Thursday, 6 September 2012

[REC]² - review


2009 (Spain)


Contains spoilers.

Now I'm going to be a Debbie downer from the off. I enjoyed the first film, it wasn't perfect but it provided enough jumps and thrills to earn a solid 7/10 from me and left me eagerly anticipating this second outing. We'd been left with many unanswered questions and after a good debut thrill ride a sequel could only be better. So did it satiate my anticipation? In brief, no, not really. I kind of feel it was a hastily put together cash in with a hodgepodge plot thrown together at the last minute and an over-reliance on what it thought were the first film's key strengths. Ok, it's not all bad and directors and writers Jaume Balagueró and Paco Plaza obviously had a clear idea of where they wanted to take the franchise. The core narrative and direction is fine, it just could have benefited from more time and thought.

Following on immediately from [REC], [REC]² follows a small team of four special operations military types and Dr Owen (Jonathan Mellor), an official from the Ministry of Health as they enter the quarantined building to establish what the heck's been going on and gain control of the situation. Immediately being presented with lots of blood and the obvious signs that serious bad shit had gone down, the specialised and experienced unit ignore all their training and rather than establish control and work room to room they, under the instruction of Dr. Owen, make a bee line straight to the penthouse where he argues the source of the outbreak is.

With the roaming rabid zombies all taking a convenient five minute nap the team make it the top without incident where Dr Owen reveals his true identity, that of a Vatican priest and frontline religious problem solver sent to get a sample of blood from the Medeiros girl, help the old priest and save the world. Conveniently (I'll be using that word a lot) informing the team that they'll be isolated with no backup or external communication for the duration of their stay and that only he has the password to let them out, the rest of the film follows the priest and team stumble from one tense frenzied zombie encounter to another in an increasingly absurd, far fetched and implausible story.

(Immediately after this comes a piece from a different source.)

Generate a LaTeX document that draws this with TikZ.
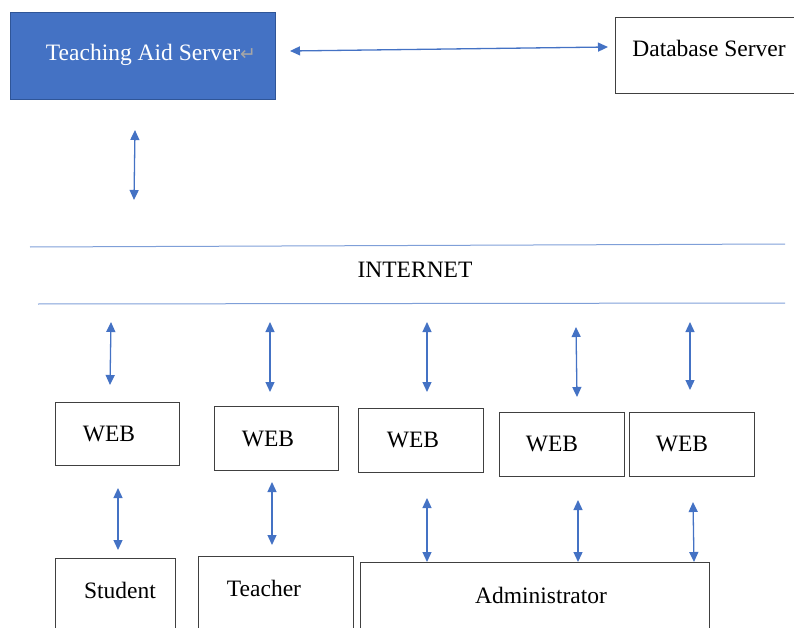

A hallmark of [REC] was the shaky-cam-first-person perspective and Rec² is no different. Conveniently all the team are equipped with helmet-mounted video cameras but where-as for the most part Rec achieved a level of believability to why the camera was there and wasn't being turned off while all hell broke lose, in Rec² it felt a tad more forced, not necessarily from them having cameras turned on, but rather why their feeds weren't being transmitted to a control unit outside, and there was absolutely no back-up or central command.

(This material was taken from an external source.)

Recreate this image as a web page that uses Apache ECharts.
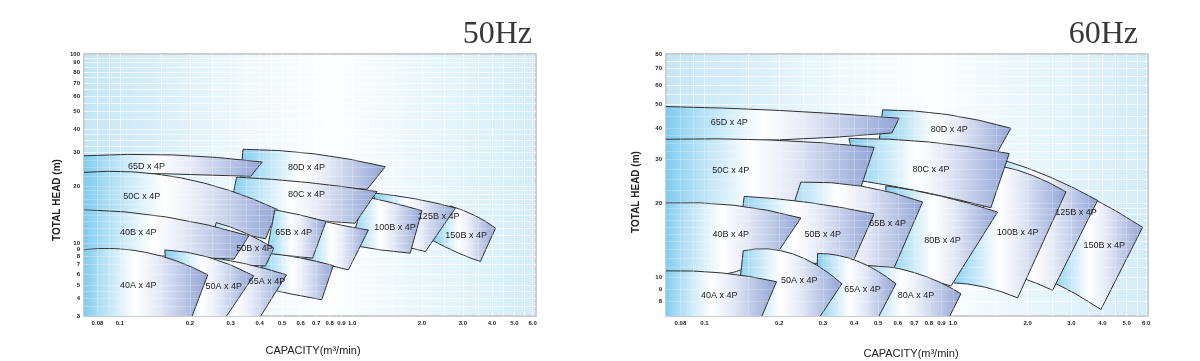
<!DOCTYPE html>
<html><head><meta charset="utf-8">
<script src="https://cdn.jsdelivr.net/npm/echarts@6/dist/echarts.min.js"></script>
<style>html,body{margin:0;padding:0;background:#fff}#c{width:1200px;height:361px}</style>
</head><body><div id="c"></div>
<script>
// ---- data (capacity m3/min, total head m) ----
const MODELS = ['150B x 4P','125B x 4P','100B x 4P','80D x 4P','80C x 4P','80B x 4P','80A x 4P','65D x 4P','50C x 4P','65B x 4P','50B x 4P','65A x 4P','40B x 4P','50A x 4P','40A x 4P'];

// 50Hz: upper curve [left, middle, right], lower curve [left, middle, right], label point
const TOP_50 = [
  [[2.65,15.7],[3.4,13.9],[4.15,11.96]],
  [[1.22,18.4],[1.87,17.1],[2.79,15.3]],
  [[1.14,17.5],[1.49,16.3],[2.0,14.8]],
  [[0.339,31.3],[0.687,29.6],[1.39,25.3]],
  [[0.318,22.3],[0.648,20.85],[1.28,18.7]],
  [[0.692,13.4],[0.887,12.45],[1.176,11.7]],
  [[0.409,8.63],[0.596,7.81],[0.83,6.88]],
  [[0.069,28.9],[0.1685,29.2],[0.41,26.8]],
  [[0.069,23.6],[0.1825,22.1],[0.478,15.0]],
  [[0.465,14.95],[0.596,14.06],[0.772,12.96]],
  [[0.26,12.8],[0.345,11.3],[0.46,9.17]],
  [[0.22,8.07],[0.34,7.14],[0.522,5.91]],
  [[0.069,15.0],[0.159,13.7],[0.359,10.9]],
  [[0.156,8.91],[0.242,7.88],[0.377,5.81]],
  [[0.069,8.91],[0.129,8.56],[0.239,5.91]]
];
const BOTTOM_50 = [
  [[2.22,10.3],[2.88,8.44],[3.57,7.36]],
  [[1.53,9.84],[1.78,9.2],[2.07,8.67]],
  [[0.98,9.68],[1.32,8.91],[1.78,8.44]],
  [[0.33,21.5],[0.617,20.3],[1.16,19.2]],
  [[0.297,14.6],[0.553,13.4],[1.03,12.7]],
  [[0.626,7.69],[0.788,6.96],[0.964,6.41]],
  [[0.409,4.77],[0.551,4.3],[0.74,3.92]],
  [[0.069,23.6],[0.16,23.2],[0.366,22.5]],
  [[0.069,14.4],[0.172,12.9],[0.424,10.5]],
  [[0.428,8.44],[0.54,8.07],[0.676,7.78]],
  [[0.232,7.32],[0.328,6.96],[0.424,6.85]],
  [[0.232,2.9],[0.31,2.9],[0.399,2.9]],
  [[0.069,8.48],[0.147,8.07],[0.31,7.65]],
  [[0.164,2.9],[0.22,2.9],[0.284,2.9]],
  [[0.069,2.9],[0.12,2.9],[0.203,2.9]]
];
const LABEL_AT_50 = [[3.1,10.9],[2.36,13.8],[1.53,12.1],[0.637,25.2],[0.637,17.95],null,null,[0.13,25.3],[0.124,17.6],[0.56,11.4],[0.38,9.17],[0.43,5.29],[0.12,11.3],[0.28,4.88],[0.12,4.93]];

// 60Hz
const TOP_60 = [
  [[3.594,21.1],[4.569,18.5],[5.803,15.97]],
  [[1.604,29.8],[2.48,25.4],[3.824,20.5]],
  [[1.56,28.2],[2.109,25.8],[2.851,22.2]],
  [[0.521,47.6],[0.945,45.6],[1.712,40.1]],
  [[0.3815,36.5],[0.8004,35.3],[1.685,31.7]],
  [[0.5373,23.5],[0.902,21.3],[1.513,18.4]],
  [[0.4196,11.44],[0.6985,10.48],[1.077,8.61]],
  [[0.069,49.1],[0.203,47.3],[0.608,44.05]],
  [[0.069,36.2],[0.185,35.95],[0.482,33.6]],
  [[0.2443,24.3],[0.4298,23.4],[0.755,20.2]],
  [[0.1445,21.3],[0.264,20.1],[0.482,18.1]],
  [[0.2853,12.52],[0.4103,11.69],[0.5896,9.45]],
  [[0.069,20.0],[0.1317,19.6],[0.2443,17.4]],
  [[0.1432,12.84],[0.2263,12.48],[0.3573,9.45]],
  [[0.069,10.65],[0.1172,10.45],[0.195,9.63]]
];
const BOTTOM_60 = [
  [[2.48,9.69],[3.128,8.59],[3.943,7.44]],
  [[1.358,10.85],[1.844,10.07],[2.52,8.89]],
  [[0.982,9.54],[1.338,9.17],[1.822,8.29]],
  [[0.504,35.0],[0.87,33.7],[1.513,32.2]],
  [[0.4183,24.7],[0.7715,22.1],[1.422,19.15]],
  [[0.5373,10.65],[0.7263,10.07],[0.982,9.25]],
  [[0.4263,6.9],[0.65,6.9],[0.965,6.9]],
  [[0.069,35.8],[0.2,36.0],[0.568,38.4]],
  [[0.069,19.03],[0.1733,19.57],[0.4263,23.2]],
  [[0.1938,11.91],[0.3349,11.47],[0.5804,10.98]],
  [[0.1338,11.47],[0.229,11.47],[0.392,11.34]],
  [[0.281,6.9],[0.38,6.9],[0.5,6.9]],
  [[0.069,10.35],[0.1177,10.25],[0.197,12.64]],
  [[0.1338,6.9],[0.2,6.9],[0.29,6.9]],
  [[0.069,6.9],[0.12,6.9],[0.1693,6.9]]
];
const LABEL_AT_60 = [[4.066,13.45],[3.128,18.4],[1.822,15.2],[0.966,39.7],[0.8155,27.3],[0.909,14.1],[0.7097,8.43],[0.1257,42.3],[0.1277,27.2],[0.546,16.5],[0.299,14.9],[0.4329,8.97],[0.1277,14.9],[0.2405,9.76],[0.1146,8.5]];

const X_TICKS = [0.08,0.1,0.2,0.3,0.4,0.5,0.6,0.7,0.8,0.9,1,2,3,4,5,6];
const X_TICK_LABELS = ['0.08','0.1','0.2','0.3','0.4','0.5','0.6','0.7','0.8','0.9','1.0','2.0','3.0','4.0','5.0','6.0'];
const Y_TICKS_50 = [3,4,5,6,7,8,9,10,20,30,40,50,60,70,80,90,100];
const Y_TICKS_60 = [8,9,10,20,30,40,50,60,70,80];
const GRID_X = [0.08,0.09,0.1,0.15,0.2,0.25,0.3,0.35,0.4,0.45,0.5,0.6,0.7,0.8,0.9,1,1.5,2,2.5,3,3.5,4,4.5,5,5.5,6];
const GRID_Y_50 = [3.5,4,4.5,5,6,7,8,9,10,11,12,13,14,15,16,17,18,19,20,22.5,25,27.5,30,32.5,35,37.5,40,45,50,55,60,65,70,75,80,85,90,95];
const GRID_Y_60 = [8,9,10,11,12,13,14,15,16,17,18,19,20,22.5,25,27.5,30,32.5,35,37.5,40,45,50,55,60,65,70,75];

// ---- scales: log capacity; 50Hz head axis is log with a compressed decade below 10 m ----
const fx = q => Math.log10(q);
const fy50 = h => { const l = Math.log10(h) - 1; return l >= 0 ? l * 189 / 140 : l; };
const fy60 = h => Math.log10(h);

function fmt(ticks, labels, f) {
  return v => { let best = -1, bd = Infinity;
    ticks.forEach((t, k) => { const d = Math.abs(f(t) - v); if (d < bd) { bd = d; best = k; } });
    return bd < 1e-6 ? labels[best] : ''; };
}
const lblStyle = {fontSize: 6, fontWeight: 'bold', fontFamily: '"Liberation Sans", Arial, sans-serif', color: '#222'};
const cardFill = () => ({type: 'linear', x: 0, y: 0, x2: 1, y2: 0, colorStops: [
  {offset: 0, color: '#7ccaee'}, {offset: 0.12, color: '#a8dcf4'}, {offset: 0.42, color: '#ffffff'},
  {offset: 0.6, color: '#e5eaf6'}, {offset: 1, color: '#91a4d5'}]});
const bgFill = {type: 'linear', x: 0, y: 0, x2: 1, y2: 0, colorStops: [
  {offset: 0, color: '#c5e6f7'}, {offset: 0.35, color: '#eef8fd'}, {offset: 0.55, color: '#fcfeff'}, {offset: 1, color: '#d2edf9'}]};

function cards(xi, fy, TOP, BOTTOM) {
  return {
    type: 'custom', xAxisIndex: xi, yAxisIndex: xi, clip: true, z: 2, silent: true,
    data: MODELS.map((m, i) => ({name: m, value: [fx(TOP[i][1][0]), fy(TOP[i][1][1])]})),
    renderItem: (params, api) => {
      const i = params.dataIndex;
      const P = p => api.coord([fx(p[0]), fy(p[1])]);
      const t = TOP[i].map(P), b = BOTTOM[i].map(P);
      const ctl = (a, m, z) => [2 * m[0] - (a[0] + z[0]) / 2, 2 * m[1] - (a[1] + z[1]) / 2];
      const ct = ctl(t[0], t[1], t[2]), cb = ctl(b[0], b[1], b[2]);
      const d = 'M' + t[0][0] + ',' + t[0][1] + ' Q' + ct[0] + ',' + ct[1] + ' ' + t[2][0] + ',' + t[2][1] +
        ' L' + b[2][0] + ',' + b[2][1] + ' Q' + cb[0] + ',' + cb[1] + ' ' + b[0][0] + ',' + b[0][1] + ' Z';
      return {type: 'path', shape: {pathData: d}, style: {fill: cardFill(), stroke: '#303030', lineWidth: 1}};
    }
  };
}
function labels(xi, fy, LABELS) {
  return {
    type: 'custom', xAxisIndex: xi, yAxisIndex: xi, clip: true, z: 8, silent: true,
    data: MODELS.map((m, i) => ({name: m, value: LABELS[i] ? [fx(LABELS[i][0]), fy(LABELS[i][1])] : [NaN, NaN]})),
    renderItem: (params, api) => {
      const i = params.dataIndex;
      if (!LABELS[i]) return null;
      const p = api.coord([fx(LABELS[i][0]), fy(LABELS[i][1])]);
      return {type: 'text', x: p[0], y: p[1], style: {text: MODELS[i], fill: '#1c1c1c',
        font: '9px "Liberation Sans", Arial, sans-serif', align: 'center', verticalAlign: 'middle'}};
    }
  };
}

function mainX(gi, max) {
  return {gridIndex: gi, type: 'value', min: fx(0.07), max: fx(max), axisLine: {show: false}, axisTick: {show: false},
    splitLine: {show: false},
    axisLabel: Object.assign({customValues: X_TICKS.map(fx), formatter: fmt(X_TICKS, X_TICK_LABELS, fx), margin: 4}, lblStyle)};
}
function mainY(gi, f, ticks, min, max) {
  return {gridIndex: gi, type: 'value', min: f(min), max: f(max), axisLine: {show: false}, axisTick: {show: false},
    splitLine: {show: false},
    axisLabel: Object.assign({customValues: ticks.map(f), formatter: fmt(ticks, ticks.map(String), f), margin: 4}, lblStyle)};
}
function gridX(gi, max, z, alpha) {
  return {gridIndex: gi, type: 'value', position: 'top', z: z, min: fx(0.07), max: fx(max), axisLine: {show: false},
    axisTick: {show: false, customValues: GRID_X.map(fx)}, axisLabel: {show: false, customValues: GRID_X.map(fx)},
    splitLine: {show: true, lineStyle: {color: 'rgba(255,255,255,' + alpha + ')', width: 1}}};
}
function gridY(gi, f, vals, min, max, z, alpha) {
  return {gridIndex: gi, type: 'value', position: 'right', z: z, min: f(min), max: f(max), axisLine: {show: false},
    axisTick: {show: false, customValues: vals.map(f)}, axisLabel: {show: false, customValues: vals.map(f)},
    splitLine: {show: true, lineStyle: {color: 'rgba(255,255,255,' + alpha + ')', width: 1}}};
}

const chart = echarts.init(document.getElementById('c'), null, {renderer: 'canvas'});
chart.setOption({
  animation: false,
  grid: [
    {left: 84, top: 54, width: 452, height: 262, show: true, backgroundColor: bgFill, borderColor: '#cdcdcd', borderWidth: 2},
    {left: 666, top: 54, width: 482, height: 262, show: true, backgroundColor: bgFill, borderColor: '#cdcdcd', borderWidth: 2}
  ],
  xAxis: [mainX(0, 6.2), mainX(1, 6.1), gridX(0, 6.2, 1, 0.6), gridX(1, 6.1, 1, 0.6), gridX(0, 6.2, 5, 0.22), gridX(1, 6.1, 5, 0.22)],
  yAxis: [mainY(0, fy50, Y_TICKS_50, 3, 100), mainY(1, fy60, Y_TICKS_60, 7, 80),
          gridY(0, fy50, GRID_Y_50, 3, 100, 1, 0.6), gridY(1, fy60, GRID_Y_60, 7, 80, 1, 0.6),
          gridY(0, fy50, GRID_Y_50, 3, 100, 5, 0.22), gridY(1, fy60, GRID_Y_60, 7, 80, 5, 0.22)],
  series: [cards(0, fy50, TOP_50, BOTTOM_50), cards(1, fy60, TOP_60, BOTTOM_60),
           labels(0, fy50, LABEL_AT_50), labels(1, fy60, LABEL_AT_60)],
  graphic: [
    {type: 'text', x: 532, y: 35, style: {text: '50Hz', font: '32px "Liberation Serif", serif', fill: '#383838', align: 'right', verticalAlign: 'middle'}},
    {type: 'text', x: 1138, y: 35, style: {text: '60Hz', font: '32px "Liberation Serif", serif', fill: '#383838', align: 'right', verticalAlign: 'middle'}},
    {type: 'text', x: 57, y: 200, rotation: Math.PI / 2, style: {text: 'TOTAL HEAD (m)', font: 'bold 10px "Liberation Sans", Arial, sans-serif', fill: '#222', align: 'center', verticalAlign: 'middle'}},
    {type: 'text', x: 636, y: 192, rotation: Math.PI / 2, style: {text: 'TOTAL HEAD (m)', font: 'bold 10px "Liberation Sans", Arial, sans-serif', fill: '#222', align: 'center', verticalAlign: 'middle'}},
    {type: 'text', x: 313, y: 351, style: {text: 'CAPACITY(m³/min)', font: '11px "Liberation Sans", Arial, sans-serif', fill: '#222', align: 'center', verticalAlign: 'middle'}},
    {type: 'text', x: 911, y: 354, style: {text: 'CAPACITY(m³/min)', font: '11px "Liberation Sans", Arial, sans-serif', fill: '#222', align: 'center', verticalAlign: 'middle'}}
  ]
});
</script></body></html>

Blood found, priest found, a world minutes away from salvation, and only thirty minutes in, a convenient complete you-can-see-this-coming-a-mile-away-so-why can't-they bungle sees our team and film back square one. The directors now obviously desperate for additional content throw some new victims, I mean characters, into the mix. A group of three teenagers, conveniently near by and conveniently curious,  team up with the father of little girl from the first film, conveniently convince a fire fighter to break the quarantine and let them in through a conveniently unguarded second entrance that's then conveniently welded up leaving them stranded with the rest.

And this is the crux of all my issues with the film; it's choc-stuffed with daft decisions obviously made to heighten tension and engineer horror scenes with high-impact and shock value, but it's all at the expense of retaining coherent narrative and maintaining authentic character behaviour. At some point someone forgot that the scares, the gore and the suspense were the tools that drove the story and characters of the first and not vice-versa. In [REC]² it's all turned around as they try and force the narrative to drive the shocks and scares. It doesn't work and feels mocked up throughout.

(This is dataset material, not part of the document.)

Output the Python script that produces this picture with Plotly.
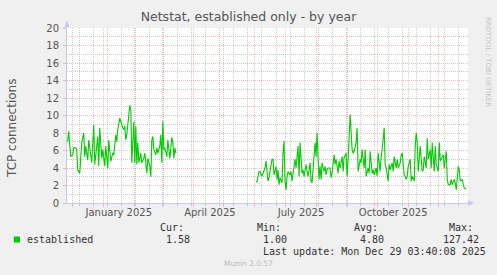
import plotly.graph_objects as go
import pandas as pd

# ---- data ----
# day offsets from 2024-12-01, and daily established TCP connections
day_offset = [
    -5, -4, -2, 0, 1, 3, 4, 5, 7, 9,
    11, 12, 13, 15, 16, 17, 19, 21, 22, 25,
    26, 27, 29, 30, 32, 33, 35, 36, 38, 40,
    41, 43, 44, 45, 47, 50, 51, 52, 53, 54,
    57, 58, 59, 61, 62, 63, 64, 65, 66, 68,
    69, 71, 72, 74, 75, 77, 78, 79, 80, 81,
    83, 84, 85, 87, 88, 89, 90, 91, 92, 94,
    95, 97, 98, 99, 100, 101, 102, 103,
    140,
    183, 184, 186, 187, 189, 191, 192, 193, 195, 196,
    197, 199, 200, 201, 203, 204, 205, 206, 207, 209,
    210, 211, 212, 213, 214, 215, 217, 218, 219, 221,
    222, 223, 225, 226, 227, 229, 230, 231, 233, 234,
    235, 237, 238, 239, 241, 242, 243, 244, 245, 246,
    247, 248, 249, 250, 251, 252, 253, 254, 255, 257,
    258, 259, 261, 262, 263, 265, 266, 267, 269, 270,
    271, 273, 274, 275, 276, 277, 279, 280, 281, 283,
    284, 285, 287, 288, 289, 291, 292, 293, 295, 296,
    297, 299, 300, 301, 303, 304, 305, 307, 308, 309,
    311, 312, 313, 315, 316, 317, 319, 320, 321, 323,
    324, 325, 327, 328, 329, 331, 332, 333, 334, 335,
    337, 338, 339, 341, 342, 343, 344, 345, 346, 347,
    349, 350, 351, 353, 354, 355, 357, 358, 359, 361,
    362, 363, 365, 366, 367, 369, 370, 371, 373, 374,
    375, 377, 378, 379, 381, 382, 383, 385, 386, 387,
    389, 390, 391, 393,
]
connections = [
    7.0, 8.2, 5.3, 5.5, 6.3, 6.3, 6.1, 3.8, 3.4, 6.9,
    8.0, 5.3, 6.5, 4.9, 7.2, 6.1, 4.6, 8.9, 4.4, 7.6,
    4.2, 8.6, 5.1, 6.1, 4.2, 6.5, 4.0, 7.2, 4.75, 5.7,
    5.5, 7.8, 7.0, 8.4, 9.7, 8.6, 8.4, 8.8, 7.2, 7.8,
    11.2, 10.6, 4.6, 9.3, 4.6, 8.8, 4.4, 6.9, 4.6, 5.7,
    4.6, 5.1, 5.7, 3.4, 5.1, 4.2, 3.0, 7.2, 7.6, 6.1,
    5.5, 6.3, 5.7, 6.5, 7.8, 4.6, 9.3, 6.1, 6.3, 5.3,
    7.2, 5.1, 6.1, 7.5, 6.9, 5.1, 6.3, 5.7,
    None,
    2.5, 2.4, 3.6, 3.6, 3.05, 3.8, 4.0, 4.8, 2.5, 2.9,
    3.8, 5.0, 5.0, 3.2, 4.2, 2.7, 3.8, 2.1, 2.9, 2.3,
    5.7, 7.1, 2.5, 1.5, 3.05, 3.6, 3.2, 3.6, 2.5, 4.6,
    5.0, 4.0, 6.5, 3.05, 6.9, 3.4, 3.8, 3.05, 4.4, 3.6,
    3.05, 4.6, 2.5, 2.3, 4.8, 6.9, 5.3, 8.0, 5.2, 2.7,
    4.2, 2.7, 4.6, 3.8, 3.6, 4.2, 3.2, 3.8, 4.0, 4.0,
    2.9, 3.4, 5.5, 4.4, 5.0, 3.4, 4.8, 4.0, 5.3, 3.6,
    5.2, 5.7, 3.05, 5.0, 8.4, 10.1, 6.1, 5.7, 5.9, 6.9,
    8.6, 3.6, 5.0, 4.6, 6.1, 4.0, 6.1, 3.05, 4.0, 3.4,
    5.9, 3.4, 3.8, 3.2, 4.0, 3.05, 5.7, 3.6, 5.3, 6.1,
    8.6, 4.4, 4.0, 2.5, 4.4, 3.8, 4.6, 3.6, 5.3, 4.0,
    5.0, 4.0, 4.6, 5.5, 5.7, 3.2, 3.05, 2.7, 3.05, 4.2,
    5.0, 2.5, 3.05, 2.5, 6.5, 8.0, 6.9, 3.6, 5.0, 6.5,
    3.6, 3.8, 5.3, 4.0, 7.4, 5.0, 6.1, 4.0, 6.9, 3.6,
    6.5, 4.4, 3.6, 6.9, 4.8, 5.2, 5.5, 4.0, 5.9, 2.7,
    2.1, 2.1, 2.7, 2.1, 2.7, 2.3, 1.5, 4.2, 3.8, 2.5,
    2.7, 2.1, 1.7, 1.6,
]

month_label_dates = ["2025-01-16", "2025-04-17", "2025-07-17", "2025-10-17"]
month_labels = ["January 2025", "April 2025", "July 2025", "October 2025"]

series_name = "established"
stat_names = ["Cur:", "Min:", "Avg:", "Max:"]
stat_values = ["1.58", "1.00", "4.80", "127.42"]
last_update = "Last update: Mon Dec 29 03:40:08 2025"

base = pd.Timestamp("2024-12-01")
dates = [base + pd.Timedelta(days=d) for d in day_offset]
x_range = ["2024-11-25 07:00", "2025-12-30 17:00"]

# ---- layout geometry (pixels) ----
W, H = 497, 275
L, R, T, B = 67, 468, 28, 203


def px(x):
    return (x - L) / (R - L)


def py(y):
    return (B - y) / (B - T)


RED = "rgba(225,110,110,0.45)"
GRAY = "rgba(180,180,180,0.7)"
AXIS = "#C8C8F4"
TXT = "#555555"
FONT = "DejaVu Sans"
MONO = "DejaVu Sans Mono"

fig = go.Figure()
fig.add_trace(go.Scatter(
    x=dates, y=connections, mode="lines", name=series_name,
    line=dict(color="#00CC00", width=1.1), connectgaps=False,
    showlegend=False,
))
# carrier trace so the label axis (x2) is drawn; it has no visible marks
fig.add_trace(go.Scatter(
    x=month_label_dates, y=[None] * len(month_label_dates), xaxis="x2",
    mode="lines", showlegend=False, hoverinfo="skip",
))

fig.update_layout(
    width=W, height=H,
    margin=dict(l=L, r=W - R, t=T, b=H - B),
    paper_bgcolor="#F0F0F0", plot_bgcolor="white",
    font=dict(family=FONT, color=TXT),
    title=dict(text="Netstat, established only - by year",
               x=0.5, xref="container", xanchor="center",
               y=1 - 17 / H, yref="container", yanchor="middle",
               font=dict(size=12.5, color=TXT, family=FONT)),
    xaxis=dict(
        type="date", range=x_range,
        dtick="M1", tick0="2024-12-01",
        showgrid=True, gridcolor=RED, griddash="1px,1px", gridwidth=1,
        showticklabels=False, ticks="outside", ticklen=3, tickcolor=RED,
        showline=True, linecolor=AXIS, linewidth=1, zeroline=False,
        minor=dict(dtick=14 * 86400000, tick0="2024-12-08",
                   showgrid=True, gridcolor=GRAY, griddash="1px,1px",
                   ticks="outside", ticklen=2, tickcolor=GRAY),
    ),
    xaxis2=dict(
        type="date", range=x_range, overlaying="x", anchor="y", side="bottom",
        tickvals=month_label_dates, ticktext=month_labels,
        showgrid=False, ticks="", showline=False, zeroline=False,
        tickfont=dict(size=10, color=TXT, family=FONT),
        ticklabelstandoff=2,
    ),
    yaxis=dict(
        range=[0, 20], dtick=2, tick0=0,
        showgrid=True, gridcolor=RED, griddash="1px,1px", gridwidth=1,
        ticks="outside", ticklen=3, tickcolor=RED,
        showline=True, linecolor=AXIS, linewidth=1, zeroline=False,
        tickfont=dict(size=10, color=TXT, family=FONT),
        ticklabelstandoff=2,
        minor=dict(dtick=1, showgrid=True, gridcolor=GRAY, griddash="1px,1px"),
    ),
)

ann = []
ann.append(dict(text="TCP connections", textangle=-90, x=px(12), y=py(129),
                xref="paper", yref="paper", showarrow=False,
                font=dict(size=12, color=TXT, family=FONT),
                xanchor="center", yanchor="middle"))
ann.append(dict(text="RRDTOOL / TOBI OETIKER", textangle=90, x=px(488), y=py(62),
                xref="paper", yref="paper", showarrow=False,
                font=dict(size=7, color="#C4C4C4", family=FONT),
                xanchor="center", yanchor="middle"))
ann.append(dict(text=series_name, x=px(25), y=py(239.7), xref="paper", yref="paper",
                showarrow=False, xanchor="left", yanchor="middle",
                font=dict(size=10, color="#333333", family=MONO)))
stat_x_names = [158, 255, 351.5, 446.5]
stat_x_vals = [164, 261, 357.5, 441]
for nm, vl, xn, xv in zip(stat_names, stat_values, stat_x_names, stat_x_vals):
    ann.append(dict(text=nm, x=px(xn), y=py(227.7), xref="paper", yref="paper",
                    showarrow=False, xanchor="left", yanchor="middle",
                    font=dict(size=10, color="#333333", family=MONO)))
    ann.append(dict(text=vl, x=px(xv), y=py(239.7), xref="paper", yref="paper",
                    showarrow=False, xanchor="left", yanchor="middle",
                    font=dict(size=10, color="#333333", family=MONO)))
ann.append(dict(text=last_update, x=px(261), y=py(251.7), xref="paper", yref="paper",
                showarrow=False, xanchor="left", yanchor="middle",
                font=dict(size=10, color="#333333", family=MONO)))
ann.append(dict(text="Munin 2.0.57", x=px(248), y=py(263.5), xref="paper", yref="paper",
                showarrow=False, xanchor="center", yanchor="middle",
                font=dict(size=7.5, color="#BBBBBB", family=FONT)))
fig.update_layout(annotations=ann)

shapes = []
# legend colour square
shapes.append(dict(type="rect", xref="paper", yref="paper",
                   x0=px(14), x1=px(20), y0=py(242.5), y1=py(236.5),
                   fillcolor="#00CC00", line=dict(width=0)))
# axis arrows
shapes.append(dict(type="path", xref="paper", yref="paper",
                   path=f"M {px(67)},{py(20.5)} L {px(64.3)},{py(27.5)} L {px(69.7)},{py(27.5)} Z",
                   fillcolor=AXIS, line=dict(width=0)))
shapes.append(dict(type="path", xref="paper", yref="paper",
                   path=f"M {px(474.5)},{py(203)} L {px(468)},{py(200.3)} L {px(468)},{py(205.7)} Z",
                   fillcolor=AXIS, line=dict(width=0)))
fig.update_layout(shapes=shapes)

fig.write_html("out.html")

It's not all bad though. The zombie scenes are some of the most frantic and heart pumping I can remember. These are not slow rambling Romero zombies but savage, powerful and terrifying. The top tier special effects and closeness awarded from the first person perspective leads to genuine feeling of terror. [REC] worked in part because it was a character driven narrative and it's not surprising to see the [REC]² skimp in this area as well. You maybe didn't particularly like reporter Ángela Vidal (Manuela Velasco) in [REC] but you became invested in her character and as you followed her decent into fear the shocks and scares took on more substance. The soldiers and later teenagers of [REC]² are whilst well acted, unmemorable, one-sided and bland and any impact felt from their scares and inevitable mauling is reduced, as you realise you weren't invested in their characters from the start.

[REC]² is suspenseful, genuinely shocking, well filmed, solidly acted and has a good play with some interesting ideas, but it also suffers from unmemorable characters, an incoherent rambling unauthentic narrative full of cliché and more plot holes than a colander. It's not a bad film per se and if you like shocks at the expense of story it might work for you but as it is, and especially when put up against the original, a complete let down 4/10.